- _Problem description_
From the very first line of the data to the line containing "plt.rcParams['mathtext.fontset'] = 'stix'", retype everything exactly, leaving the pictures behind.

----------------

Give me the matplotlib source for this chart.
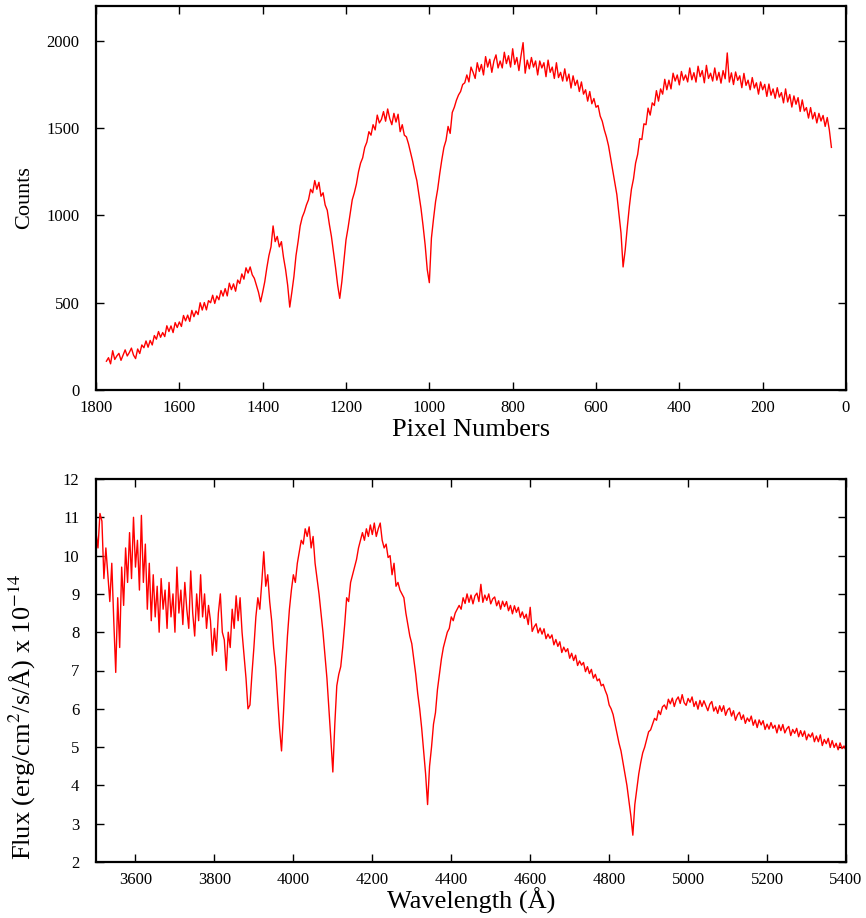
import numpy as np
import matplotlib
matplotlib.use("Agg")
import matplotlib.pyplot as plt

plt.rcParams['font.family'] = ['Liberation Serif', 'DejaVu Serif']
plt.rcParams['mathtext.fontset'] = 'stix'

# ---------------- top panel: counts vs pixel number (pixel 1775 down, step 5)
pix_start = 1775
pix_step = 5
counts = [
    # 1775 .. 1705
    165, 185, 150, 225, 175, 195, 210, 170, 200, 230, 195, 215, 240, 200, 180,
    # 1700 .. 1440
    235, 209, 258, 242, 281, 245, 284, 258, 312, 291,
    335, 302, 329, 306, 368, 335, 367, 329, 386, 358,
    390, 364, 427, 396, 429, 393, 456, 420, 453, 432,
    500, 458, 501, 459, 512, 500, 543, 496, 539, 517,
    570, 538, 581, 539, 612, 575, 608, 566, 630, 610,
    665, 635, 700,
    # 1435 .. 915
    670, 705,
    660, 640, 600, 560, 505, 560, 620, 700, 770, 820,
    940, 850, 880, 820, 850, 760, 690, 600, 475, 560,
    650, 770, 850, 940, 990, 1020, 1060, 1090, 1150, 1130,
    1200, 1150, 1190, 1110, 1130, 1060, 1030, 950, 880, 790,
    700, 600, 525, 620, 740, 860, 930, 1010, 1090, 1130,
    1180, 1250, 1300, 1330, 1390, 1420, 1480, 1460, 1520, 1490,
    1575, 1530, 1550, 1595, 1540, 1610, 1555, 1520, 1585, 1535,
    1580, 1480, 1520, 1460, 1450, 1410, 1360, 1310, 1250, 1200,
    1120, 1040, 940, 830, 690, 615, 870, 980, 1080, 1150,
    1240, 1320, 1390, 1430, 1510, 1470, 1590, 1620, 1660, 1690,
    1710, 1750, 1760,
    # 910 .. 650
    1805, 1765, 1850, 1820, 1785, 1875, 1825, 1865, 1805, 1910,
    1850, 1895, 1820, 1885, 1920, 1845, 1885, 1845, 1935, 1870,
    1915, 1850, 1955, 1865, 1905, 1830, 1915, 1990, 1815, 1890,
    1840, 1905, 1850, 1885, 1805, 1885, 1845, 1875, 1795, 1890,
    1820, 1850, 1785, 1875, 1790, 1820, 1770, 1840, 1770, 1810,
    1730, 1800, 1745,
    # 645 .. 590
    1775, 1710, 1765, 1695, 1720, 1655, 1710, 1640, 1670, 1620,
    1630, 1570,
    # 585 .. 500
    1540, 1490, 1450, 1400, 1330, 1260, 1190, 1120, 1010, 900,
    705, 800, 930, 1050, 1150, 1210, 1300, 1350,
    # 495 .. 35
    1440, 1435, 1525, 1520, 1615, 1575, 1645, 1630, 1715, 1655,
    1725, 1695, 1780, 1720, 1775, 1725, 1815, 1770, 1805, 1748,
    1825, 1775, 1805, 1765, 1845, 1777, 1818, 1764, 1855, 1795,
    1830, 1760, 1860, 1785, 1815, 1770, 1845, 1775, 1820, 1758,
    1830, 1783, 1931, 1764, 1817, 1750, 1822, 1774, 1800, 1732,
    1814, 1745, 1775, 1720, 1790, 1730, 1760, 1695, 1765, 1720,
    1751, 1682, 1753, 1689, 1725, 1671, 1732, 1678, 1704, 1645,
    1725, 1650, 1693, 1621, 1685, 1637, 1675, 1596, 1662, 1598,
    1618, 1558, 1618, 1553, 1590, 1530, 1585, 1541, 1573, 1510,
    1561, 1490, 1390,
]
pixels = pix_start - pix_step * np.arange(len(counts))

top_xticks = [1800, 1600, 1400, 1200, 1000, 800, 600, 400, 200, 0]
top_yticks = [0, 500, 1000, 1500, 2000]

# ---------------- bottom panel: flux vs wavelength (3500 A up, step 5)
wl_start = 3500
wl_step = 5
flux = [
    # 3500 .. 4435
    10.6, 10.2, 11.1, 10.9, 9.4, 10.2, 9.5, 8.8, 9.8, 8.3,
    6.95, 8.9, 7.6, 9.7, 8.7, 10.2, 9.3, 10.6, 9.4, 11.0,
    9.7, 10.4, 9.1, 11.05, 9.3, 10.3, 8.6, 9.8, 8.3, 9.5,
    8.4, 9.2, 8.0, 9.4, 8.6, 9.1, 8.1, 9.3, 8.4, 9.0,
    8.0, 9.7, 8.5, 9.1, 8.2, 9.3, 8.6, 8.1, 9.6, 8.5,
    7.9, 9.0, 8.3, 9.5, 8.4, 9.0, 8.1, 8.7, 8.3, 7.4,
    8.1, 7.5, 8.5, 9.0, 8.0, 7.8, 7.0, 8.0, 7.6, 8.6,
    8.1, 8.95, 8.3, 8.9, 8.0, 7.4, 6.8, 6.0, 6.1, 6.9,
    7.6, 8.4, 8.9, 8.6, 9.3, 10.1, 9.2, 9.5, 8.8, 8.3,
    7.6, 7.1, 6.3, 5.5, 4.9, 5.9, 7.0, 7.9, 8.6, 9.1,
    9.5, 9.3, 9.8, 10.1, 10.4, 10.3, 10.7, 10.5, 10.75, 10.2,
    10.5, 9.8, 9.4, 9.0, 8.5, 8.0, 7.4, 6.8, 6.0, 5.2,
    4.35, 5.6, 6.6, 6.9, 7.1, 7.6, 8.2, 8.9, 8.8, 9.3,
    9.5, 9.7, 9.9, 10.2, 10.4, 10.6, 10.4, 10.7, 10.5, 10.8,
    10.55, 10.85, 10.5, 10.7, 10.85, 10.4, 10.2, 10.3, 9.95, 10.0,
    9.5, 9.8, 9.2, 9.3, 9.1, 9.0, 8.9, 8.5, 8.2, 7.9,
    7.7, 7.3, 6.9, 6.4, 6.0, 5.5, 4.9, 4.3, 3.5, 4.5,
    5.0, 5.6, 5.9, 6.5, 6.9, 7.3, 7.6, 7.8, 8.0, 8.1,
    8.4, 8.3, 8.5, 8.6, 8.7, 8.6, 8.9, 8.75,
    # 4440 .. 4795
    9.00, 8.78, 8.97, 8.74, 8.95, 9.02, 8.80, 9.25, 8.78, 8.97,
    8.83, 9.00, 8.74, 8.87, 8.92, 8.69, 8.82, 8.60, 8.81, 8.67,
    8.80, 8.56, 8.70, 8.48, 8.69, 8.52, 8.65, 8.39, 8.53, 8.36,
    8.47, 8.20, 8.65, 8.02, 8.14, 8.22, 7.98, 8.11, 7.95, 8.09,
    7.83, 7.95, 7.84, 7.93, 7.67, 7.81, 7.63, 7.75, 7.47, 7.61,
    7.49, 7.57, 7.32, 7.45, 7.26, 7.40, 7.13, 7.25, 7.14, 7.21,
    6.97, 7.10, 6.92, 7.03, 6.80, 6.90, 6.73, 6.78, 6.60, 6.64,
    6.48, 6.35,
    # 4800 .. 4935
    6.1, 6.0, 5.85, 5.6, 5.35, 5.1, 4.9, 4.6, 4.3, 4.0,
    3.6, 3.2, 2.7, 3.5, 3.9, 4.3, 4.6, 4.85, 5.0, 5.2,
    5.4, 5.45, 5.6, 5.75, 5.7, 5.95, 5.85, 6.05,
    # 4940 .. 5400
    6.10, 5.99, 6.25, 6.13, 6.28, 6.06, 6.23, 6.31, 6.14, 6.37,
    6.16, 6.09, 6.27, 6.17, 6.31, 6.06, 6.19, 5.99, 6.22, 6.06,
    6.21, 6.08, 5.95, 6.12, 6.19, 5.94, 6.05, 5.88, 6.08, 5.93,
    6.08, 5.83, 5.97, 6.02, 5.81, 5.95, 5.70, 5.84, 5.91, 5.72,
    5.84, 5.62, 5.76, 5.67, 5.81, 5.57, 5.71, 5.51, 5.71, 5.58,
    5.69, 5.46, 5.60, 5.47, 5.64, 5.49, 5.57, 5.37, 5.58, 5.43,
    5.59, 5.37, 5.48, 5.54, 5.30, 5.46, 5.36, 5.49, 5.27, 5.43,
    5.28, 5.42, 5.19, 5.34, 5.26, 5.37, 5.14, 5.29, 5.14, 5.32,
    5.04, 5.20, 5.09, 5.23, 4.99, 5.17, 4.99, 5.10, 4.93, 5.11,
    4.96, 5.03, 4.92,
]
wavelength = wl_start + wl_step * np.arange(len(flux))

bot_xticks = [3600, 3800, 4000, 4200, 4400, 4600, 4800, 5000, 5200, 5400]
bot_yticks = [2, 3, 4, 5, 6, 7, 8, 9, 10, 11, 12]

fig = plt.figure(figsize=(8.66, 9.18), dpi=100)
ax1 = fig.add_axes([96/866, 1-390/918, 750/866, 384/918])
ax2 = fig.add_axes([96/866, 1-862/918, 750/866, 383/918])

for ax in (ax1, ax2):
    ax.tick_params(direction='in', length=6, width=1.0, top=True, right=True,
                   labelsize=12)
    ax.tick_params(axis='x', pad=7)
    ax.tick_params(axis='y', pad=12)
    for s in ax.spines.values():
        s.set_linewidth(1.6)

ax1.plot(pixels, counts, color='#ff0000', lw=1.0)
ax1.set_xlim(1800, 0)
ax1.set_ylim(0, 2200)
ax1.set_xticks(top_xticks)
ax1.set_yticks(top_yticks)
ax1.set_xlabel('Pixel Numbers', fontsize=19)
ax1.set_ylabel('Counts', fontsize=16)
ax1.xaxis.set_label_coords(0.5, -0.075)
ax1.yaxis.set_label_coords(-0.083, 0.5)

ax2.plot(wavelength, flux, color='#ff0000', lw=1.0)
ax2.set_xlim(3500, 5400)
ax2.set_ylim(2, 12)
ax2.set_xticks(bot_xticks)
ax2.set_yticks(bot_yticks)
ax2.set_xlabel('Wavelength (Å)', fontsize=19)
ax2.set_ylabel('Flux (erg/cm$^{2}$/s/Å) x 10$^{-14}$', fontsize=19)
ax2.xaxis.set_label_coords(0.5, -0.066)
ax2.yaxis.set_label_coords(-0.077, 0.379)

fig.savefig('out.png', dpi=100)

----------------

- _Result_
Give me the matplotlib source for this chart.
import numpy as np
import matplotlib
matplotlib.use("Agg")
import matplotlib.pyplot as plt

plt.rcParams['font.family'] = ['Liberation Serif', 'DejaVu Serif']
plt.rcParams['mathtext.fontset'] = 'stix'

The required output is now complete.